Dataset excerpt:
☆ ☆ ☆ ☆ ☆

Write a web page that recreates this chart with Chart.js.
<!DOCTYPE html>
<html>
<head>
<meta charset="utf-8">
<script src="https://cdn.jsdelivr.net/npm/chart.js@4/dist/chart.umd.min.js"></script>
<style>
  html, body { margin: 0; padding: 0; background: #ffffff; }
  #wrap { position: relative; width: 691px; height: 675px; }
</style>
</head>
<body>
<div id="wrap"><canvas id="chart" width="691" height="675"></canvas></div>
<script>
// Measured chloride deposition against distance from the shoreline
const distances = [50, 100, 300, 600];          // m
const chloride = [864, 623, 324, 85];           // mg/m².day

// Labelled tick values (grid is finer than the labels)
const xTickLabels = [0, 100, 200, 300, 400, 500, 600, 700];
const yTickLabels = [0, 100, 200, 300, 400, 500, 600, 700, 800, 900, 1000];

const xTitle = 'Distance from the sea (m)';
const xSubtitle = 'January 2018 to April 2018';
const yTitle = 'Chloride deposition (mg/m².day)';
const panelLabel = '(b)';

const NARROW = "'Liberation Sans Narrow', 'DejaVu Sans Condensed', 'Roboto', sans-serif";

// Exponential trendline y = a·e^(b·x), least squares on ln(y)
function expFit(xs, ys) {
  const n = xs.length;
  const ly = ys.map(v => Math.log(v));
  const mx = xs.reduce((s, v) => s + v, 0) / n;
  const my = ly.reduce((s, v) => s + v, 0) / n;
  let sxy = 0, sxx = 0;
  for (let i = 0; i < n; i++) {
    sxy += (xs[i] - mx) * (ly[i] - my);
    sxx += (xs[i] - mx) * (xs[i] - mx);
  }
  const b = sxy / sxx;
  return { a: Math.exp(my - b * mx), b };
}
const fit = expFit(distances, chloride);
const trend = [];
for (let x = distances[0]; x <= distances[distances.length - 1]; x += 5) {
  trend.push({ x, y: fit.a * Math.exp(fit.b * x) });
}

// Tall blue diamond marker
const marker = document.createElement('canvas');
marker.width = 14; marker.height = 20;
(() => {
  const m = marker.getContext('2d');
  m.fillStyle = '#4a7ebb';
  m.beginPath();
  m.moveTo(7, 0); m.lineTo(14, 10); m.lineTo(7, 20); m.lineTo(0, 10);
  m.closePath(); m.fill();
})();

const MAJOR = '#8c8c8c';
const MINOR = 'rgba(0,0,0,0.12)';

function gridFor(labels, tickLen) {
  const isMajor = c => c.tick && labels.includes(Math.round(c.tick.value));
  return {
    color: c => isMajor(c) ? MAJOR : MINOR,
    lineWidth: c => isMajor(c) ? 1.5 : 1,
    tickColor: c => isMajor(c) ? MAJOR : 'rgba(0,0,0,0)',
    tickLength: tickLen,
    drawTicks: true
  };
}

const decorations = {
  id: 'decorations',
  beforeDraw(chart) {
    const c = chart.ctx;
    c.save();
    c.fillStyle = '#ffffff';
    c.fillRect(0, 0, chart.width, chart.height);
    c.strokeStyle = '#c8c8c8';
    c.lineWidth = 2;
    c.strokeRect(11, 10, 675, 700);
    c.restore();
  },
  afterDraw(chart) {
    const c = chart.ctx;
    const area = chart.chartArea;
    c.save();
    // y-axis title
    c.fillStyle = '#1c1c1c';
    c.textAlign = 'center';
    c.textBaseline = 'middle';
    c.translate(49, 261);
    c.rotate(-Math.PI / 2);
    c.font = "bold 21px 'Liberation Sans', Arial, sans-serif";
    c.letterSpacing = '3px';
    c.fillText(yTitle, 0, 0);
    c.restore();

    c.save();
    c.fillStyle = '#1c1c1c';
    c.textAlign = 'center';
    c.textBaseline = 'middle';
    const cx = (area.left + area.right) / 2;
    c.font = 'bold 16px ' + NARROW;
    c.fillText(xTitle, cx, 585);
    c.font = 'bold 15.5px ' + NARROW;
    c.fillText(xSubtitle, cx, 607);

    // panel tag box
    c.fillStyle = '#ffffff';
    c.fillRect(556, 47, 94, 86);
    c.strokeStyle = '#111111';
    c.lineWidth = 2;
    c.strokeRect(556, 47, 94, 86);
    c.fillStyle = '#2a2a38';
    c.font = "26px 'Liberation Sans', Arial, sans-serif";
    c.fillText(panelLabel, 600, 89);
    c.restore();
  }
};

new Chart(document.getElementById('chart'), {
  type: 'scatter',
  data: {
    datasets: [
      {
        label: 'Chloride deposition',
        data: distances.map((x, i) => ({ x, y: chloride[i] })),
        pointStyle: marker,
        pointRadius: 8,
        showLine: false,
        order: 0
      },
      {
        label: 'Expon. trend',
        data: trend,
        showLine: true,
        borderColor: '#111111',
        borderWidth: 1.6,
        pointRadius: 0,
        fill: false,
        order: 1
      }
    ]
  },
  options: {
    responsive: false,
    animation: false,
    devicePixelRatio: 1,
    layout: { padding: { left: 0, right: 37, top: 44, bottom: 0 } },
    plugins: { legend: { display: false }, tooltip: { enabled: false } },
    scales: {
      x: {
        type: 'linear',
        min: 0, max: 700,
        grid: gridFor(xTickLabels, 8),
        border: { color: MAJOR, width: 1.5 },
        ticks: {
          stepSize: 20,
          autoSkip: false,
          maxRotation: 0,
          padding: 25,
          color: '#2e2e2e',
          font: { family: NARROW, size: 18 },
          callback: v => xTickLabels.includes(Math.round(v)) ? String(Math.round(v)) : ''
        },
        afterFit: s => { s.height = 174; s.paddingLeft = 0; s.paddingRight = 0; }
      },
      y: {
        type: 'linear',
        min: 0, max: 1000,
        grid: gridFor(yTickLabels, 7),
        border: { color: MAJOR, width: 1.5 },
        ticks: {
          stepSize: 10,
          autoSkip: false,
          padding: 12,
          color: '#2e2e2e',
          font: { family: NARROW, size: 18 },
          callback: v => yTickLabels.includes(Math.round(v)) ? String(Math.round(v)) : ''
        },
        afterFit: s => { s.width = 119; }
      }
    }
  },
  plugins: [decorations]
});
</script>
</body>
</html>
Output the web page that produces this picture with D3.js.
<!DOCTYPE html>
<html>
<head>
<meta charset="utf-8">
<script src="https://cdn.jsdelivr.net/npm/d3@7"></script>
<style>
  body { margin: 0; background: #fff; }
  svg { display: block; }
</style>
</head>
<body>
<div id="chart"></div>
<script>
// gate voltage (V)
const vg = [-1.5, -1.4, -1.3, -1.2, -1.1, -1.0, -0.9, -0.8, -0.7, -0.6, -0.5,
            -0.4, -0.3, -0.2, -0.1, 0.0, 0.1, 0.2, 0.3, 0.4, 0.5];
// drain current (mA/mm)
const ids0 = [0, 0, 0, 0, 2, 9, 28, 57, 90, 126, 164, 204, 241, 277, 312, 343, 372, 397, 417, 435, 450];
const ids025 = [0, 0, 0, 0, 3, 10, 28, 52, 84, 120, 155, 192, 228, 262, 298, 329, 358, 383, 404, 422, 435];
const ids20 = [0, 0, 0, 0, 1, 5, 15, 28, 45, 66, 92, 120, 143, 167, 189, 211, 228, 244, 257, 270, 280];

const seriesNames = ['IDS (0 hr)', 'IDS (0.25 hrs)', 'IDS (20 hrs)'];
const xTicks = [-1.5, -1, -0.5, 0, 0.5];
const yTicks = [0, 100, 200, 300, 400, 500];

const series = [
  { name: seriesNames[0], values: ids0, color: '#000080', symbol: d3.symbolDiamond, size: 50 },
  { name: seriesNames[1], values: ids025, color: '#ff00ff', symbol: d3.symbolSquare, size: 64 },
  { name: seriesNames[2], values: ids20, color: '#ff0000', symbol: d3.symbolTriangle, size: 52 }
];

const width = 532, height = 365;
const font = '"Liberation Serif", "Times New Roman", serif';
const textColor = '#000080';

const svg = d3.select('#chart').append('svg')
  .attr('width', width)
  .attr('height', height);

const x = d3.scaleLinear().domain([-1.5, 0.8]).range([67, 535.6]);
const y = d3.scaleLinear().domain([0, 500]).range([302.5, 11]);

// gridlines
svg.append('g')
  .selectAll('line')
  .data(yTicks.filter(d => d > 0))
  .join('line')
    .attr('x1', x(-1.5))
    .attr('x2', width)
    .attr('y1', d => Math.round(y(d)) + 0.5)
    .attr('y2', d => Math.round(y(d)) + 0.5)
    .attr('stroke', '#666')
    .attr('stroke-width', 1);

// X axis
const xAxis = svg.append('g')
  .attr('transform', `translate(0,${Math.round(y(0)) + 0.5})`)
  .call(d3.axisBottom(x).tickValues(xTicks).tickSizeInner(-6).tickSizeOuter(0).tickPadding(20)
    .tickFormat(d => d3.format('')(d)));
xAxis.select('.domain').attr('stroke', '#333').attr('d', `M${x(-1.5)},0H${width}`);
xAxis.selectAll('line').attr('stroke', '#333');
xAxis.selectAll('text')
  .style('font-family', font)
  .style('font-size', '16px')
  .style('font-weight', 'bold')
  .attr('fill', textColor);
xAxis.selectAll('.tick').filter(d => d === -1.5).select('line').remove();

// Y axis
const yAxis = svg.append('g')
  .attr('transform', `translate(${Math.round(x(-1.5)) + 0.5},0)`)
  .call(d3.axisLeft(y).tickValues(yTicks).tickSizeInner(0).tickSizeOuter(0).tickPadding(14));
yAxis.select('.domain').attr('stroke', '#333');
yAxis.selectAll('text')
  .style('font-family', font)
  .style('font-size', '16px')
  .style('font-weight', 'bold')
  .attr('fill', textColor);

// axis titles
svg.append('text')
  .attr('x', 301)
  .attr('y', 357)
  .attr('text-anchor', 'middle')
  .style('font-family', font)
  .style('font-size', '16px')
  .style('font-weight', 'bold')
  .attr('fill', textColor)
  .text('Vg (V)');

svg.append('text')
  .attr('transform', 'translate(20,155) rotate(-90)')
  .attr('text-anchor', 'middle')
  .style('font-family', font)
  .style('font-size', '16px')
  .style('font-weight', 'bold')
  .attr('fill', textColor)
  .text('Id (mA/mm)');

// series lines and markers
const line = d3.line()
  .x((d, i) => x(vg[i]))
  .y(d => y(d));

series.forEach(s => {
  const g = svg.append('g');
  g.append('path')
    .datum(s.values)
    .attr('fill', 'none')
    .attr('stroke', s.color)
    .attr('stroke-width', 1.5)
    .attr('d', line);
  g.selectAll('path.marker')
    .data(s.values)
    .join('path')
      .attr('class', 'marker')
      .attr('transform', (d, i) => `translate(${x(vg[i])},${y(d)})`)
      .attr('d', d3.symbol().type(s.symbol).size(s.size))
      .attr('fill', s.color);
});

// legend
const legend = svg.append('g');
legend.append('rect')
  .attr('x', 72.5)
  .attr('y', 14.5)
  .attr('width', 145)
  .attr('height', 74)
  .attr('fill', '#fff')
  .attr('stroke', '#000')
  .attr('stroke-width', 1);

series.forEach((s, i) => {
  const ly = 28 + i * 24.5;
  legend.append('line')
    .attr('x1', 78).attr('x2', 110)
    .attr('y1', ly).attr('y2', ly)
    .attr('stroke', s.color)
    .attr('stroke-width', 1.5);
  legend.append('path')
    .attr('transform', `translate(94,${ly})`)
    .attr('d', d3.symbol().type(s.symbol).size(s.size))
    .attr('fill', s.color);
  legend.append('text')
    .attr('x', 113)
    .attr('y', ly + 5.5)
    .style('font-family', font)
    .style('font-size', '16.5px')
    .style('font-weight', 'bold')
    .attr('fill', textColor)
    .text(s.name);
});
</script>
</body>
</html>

☆ ☆ ☆ ☆ ☆

- _BRIEF_:
The required output is the exact run of lines from the beginning of the listing above to the line that contains "const chloride = [864, 623, 324, 85];", inclusive of both.

- _ANSWER TO THIS TASK_:
Write a web page that recreates this chart with Chart.js.
<!DOCTYPE html>
<html>
<head>
<meta charset="utf-8">
<script src="https://cdn.jsdelivr.net/npm/chart.js@4/dist/chart.umd.min.js"></script>
<style>
  html, body { margin: 0; padding: 0; background: #ffffff; }
  #wrap { position: relative; width: 691px; height: 675px; }
</style>
</head>
<body>
<div id="wrap"><canvas id="chart" width="691" height="675"></canvas></div>
<script>
// Measured chloride deposition against distance from the shoreline
const distances = [50, 100, 300, 600];          // m
const chloride = [864, 623, 324, 85];           // mg/m².day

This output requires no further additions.